Sequencing
If you are to do important work then you must work on the right problem at the right time and in the right way. Without any one of the three, you may do good work but you will almost certainly miss real greatness.
Richard Hamming
Sequencing is doing things in the right order.
At a macro level, it's about inflection points – Uber couldn't have existed without Google Maps and consumer GPS. But the tougher to solve and more interesting type of sequencing is when the goal is obvious, but the path unknown.
It's difficult because you can't always mimic past successes – an olympian's workout plan might be optimal, but not for someone just starting out. It's also difficult because you can't even copy the order – the temporal aspect of "the right time" means that the "right order" is always changing.
Some examples of sequencing across different disciplines.
In education, learning from First Principles can be one of the best foundations for breaking down and solving complex problems.

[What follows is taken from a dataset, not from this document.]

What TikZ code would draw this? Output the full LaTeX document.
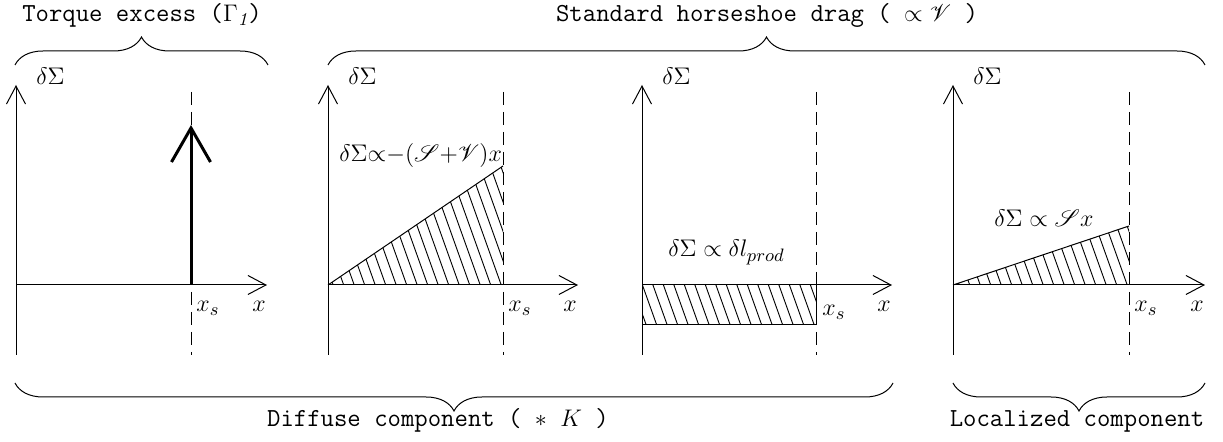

First-principles says you can't discover higher-order abstractions without first understanding the foundation.
In product management, figuring out the right order can optimize processes. What is the limiting step? What work can be done in parallel (also a good question to ask if you're a distributed systems engineer)?
In go-to-market strategy for startups, it matters what you do first. What technical wedge do you build first that catalyzes future expansion? What market niche do you win first that sets you up for the next, larger segment? For example, Amazon couldn't build "the everything store" on Day 1, so it started with books.
In technical infrastructure, it isn't easy to build products at a much higher abstraction than the current standards. Was Heroku too early? Too high up the stack compared to the basic IaaS primitives of 2007? Technical layers must be built in order.
In startup architecture, picking the right technology at the right stage. For example, Kubernetes may be the "correct" long-term answer, but don't use Kubernetes yet – teams should gradually make choices that bring them there.
In crypto, projects needed to start as decentralized and open as possible. How else could strangers trust each other? Now that the networks are larger and the technology more advanced, parts of it can be optimized through centralization. Products establish trust in alternative ways – through time in the market and past behavior.